No home garden is complete without a few tomato plants. Home-grown tomatoes are far superior in taste and nutrition. Pick varieties labeled as determinate over indeterminate. Indeterminate varieties produce fruit over a longer period and tend to be larger and require more support. Determinates produce a large crop all at once, so they are usually smaller and more contained, thereby taking up less space. Varieties can trick you; cherry and grape tomato varieties may be small in fruit, but they are usually large, bushy plants. Plant Celebrity and Bush Early Girl for slicing tomatoes on plants that won't take over the garden. Allow 2 feet by 2 feet for each plant, space 2 feet apart. Tomatoes are best planted from seedlings, whether you start them indoors early or buy them from a nursery.
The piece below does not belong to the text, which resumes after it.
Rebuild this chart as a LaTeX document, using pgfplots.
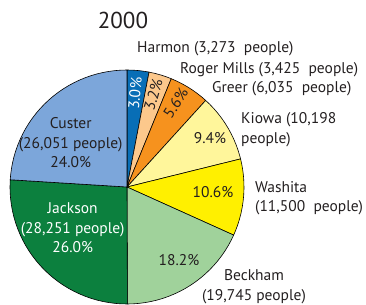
\documentclass[border=0pt]{standalone}
\usepackage{pgfplots}
\pgfplotsset{compat=1.18}
\usepgfplotslibrary{polar}
\usepackage{fontspec}
\setmainfont{PT Sans}
\definecolor{cHarmon}{RGB}{8,110,182}
\definecolor{cRoger}{RGB}{252,200,140}
\definecolor{cGreer}{RGB}{246,146,30}
\definecolor{cKiowa}{RGB}{255,246,155}
\definecolor{cWashita}{RGB}{255,240,0}
\definecolor{cBeckham}{RGB}{160,210,155}
\definecolor{cJackson}{RGB}{12,128,62}
\definecolor{cCuster}{RGB}{124,166,218}
\definecolor{txt}{RGB}{35,31,32}
\begin{document}
\begin{tikzpicture}[x=1bp,y=1bp]
\useasboundingbox (-127,-118) rectangle (239,187);
\begin{polaraxis}[at={(0,0)}, anchor=center, scale only axis, width=234bp, height=234bp,
  hide axis, xmin=0, xmax=360, ymin=0, ymax=1, clip=false]
\pgfplotsset{every axis plot/.append style={draw=black, line width=0.6pt, line join=round}}
% Harmon 3,273
\addplot[fill=cHarmon] coordinates {(0,0) (90,1) (87,1) (84,1) (81,1) (79.14,1) (0,0)};
% Roger Mills 3,425
\addplot[fill=cRoger] coordinates {(0,0) (79.14,1) (76,1) (73,1) (70,1) (67.77,1) (0,0)};
% Greer 6,035
\addplot[fill=cGreer] coordinates {(0,0) (67.77,1) (65,1) (62,1) (59,1) (56,1) (53,1) (50,1) (47.74,1) (0,0)};
% Kiowa 10,198
\addplot[fill=cKiowa] coordinates {(0,0) (47.74,1) (45,1) (42,1) (39,1) (36,1) (33,1) (30,1) (27,1) (24,1) (21,1) (18,1) (15,1) (13.90,1) (0,0)};
% Washita 11,500
\addplot[fill=cWashita] coordinates {(0,0) (13.90,1) (11,1) (8,1) (5,1) (2,1) (-1,1) (-4,1) (-7,1) (-10,1) (-13,1) (-16,1) (-19,1) (-22,1) (-24.27,1) (0,0)};
% Beckham 19,745
\addplot[fill=cBeckham] coordinates {(0,0) (335.73,1) (333,1) (330,1) (327,1) (324,1) (321,1) (318,1) (315,1) (312,1) (309,1) (306,1) (303,1) (300,1) (297,1) (294,1) (291,1) (288,1) (285,1) (282,1) (279,1) (276,1) (273,1) (270.21,1) (0,0)};
% Jackson 28,251
\addplot[fill=cJackson] coordinates {(0,0) (270.21,1) (267,1) (264,1) (261,1) (258,1) (255,1) (252,1) (249,1) (246,1) (243,1) (240,1) (237,1) (234,1) (231,1) (228,1) (225,1) (222,1) (219,1) (216,1) (213,1) (210,1) (207,1) (204,1) (201,1) (198,1) (195,1) (192,1) (189,1) (186,1) (183,1) (180,1) (176.45,1) (0,0)};
% Custer 26,051
\addplot[fill=cCuster] coordinates {(0,0) (176.45,1) (174,1) (171,1) (168,1) (165,1) (162,1) (159,1) (156,1) (153,1) (150,1) (147,1) (144,1) (141,1) (138,1) (135,1) (132,1) (129,1) (126,1) (123,1) (120,1) (117,1) (114,1) (111,1) (108,1) (105,1) (102,1) (99,1) (96,1) (93,1) (90,1) (0,0)};
\end{polaraxis}
\begin{scope}[every node/.style={text=txt, font=\fontsize{15.5bp}{19.5bp}\selectfont, inner sep=0pt}]
\node[font=\fontsize{23bp}{26bp}\selectfont] at (-4,167) {2000};
\node[anchor=west] at (10,138) {Harmon (3,273~ people)};
\node[anchor=west] at (53,117) {Roger Mills (3,425~ people)};
\node[anchor=west] at (85,98) {Greer (6,035~ people)};
\node[anchor=west, align=left] at (114,57.3) {Kiowa (10,198\\people)};
\node[anchor=west, align=left] at (128,-11.3) {Washita\\(11,500~ people)};
\node[align=center] at (127,-99.7) {Beckham\\(19,745 people)};
\node[align=center] at (-56.3,44) {Custer\\(26,051 people)\\24.0\%};
\node[align=center, text=white] at (-54.3,-41) {Jackson\\(28,251 people)\\26.0\%};
\node at (52,-73) {18.2\%};
\node at (86,-4.7) {10.6\%};
\node at (83,49.3) {9.4\%};
\node[rotate=57] at (48.7,84.3) {5.6\%};
\node[rotate=73.5] at (26.3,92) {3.2\%};
\node[rotate=84.6, text=white] at (8,93.7) {3.0\%};
\end{scope}
\end{tikzpicture}
\end{document}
Sweet peppers stay fairly compact. Plant standard peppers such as Ace and California Wonder as they are good producers. Experiment with varieties that ripen in colors other than red. If you plant California Wonder, Sweet Orange Belle Hybrid II and Flavorburst Hybrid, you will have peppers in red, orange and yellow. Buy plants or start indoors in early spring.
Lettuce, spinach, kale, Swiss chard and other greens are not big space hogs, so incorporate varieties that do well in your climate. In the desert Southwest, these are winter vegetables; in cooler areas, plant in the summer. It is sometimes easier to sow these in a 3-foot-wide bed rather than in rows, so you can broadcast the seed instead of dealing with tiny seeds and lots of thinning. Leave paths on each side of the bed so you can weed and harvest.
Beets and carrots are good crops for a small garden since they don't take up a lot of room and you can eat the thinnings as well as the greens from the beet tops. These must be planted from seed as transplanting results in misshapen and malformed roots.
To expand your growing space, grow space eaters like pumpkins, cucumbers and melons by growing them on a fence or trellis. This will give you room in the rest of the garden for other plants. You will need to help them grow up, however, as they tend to want to stay on the ground.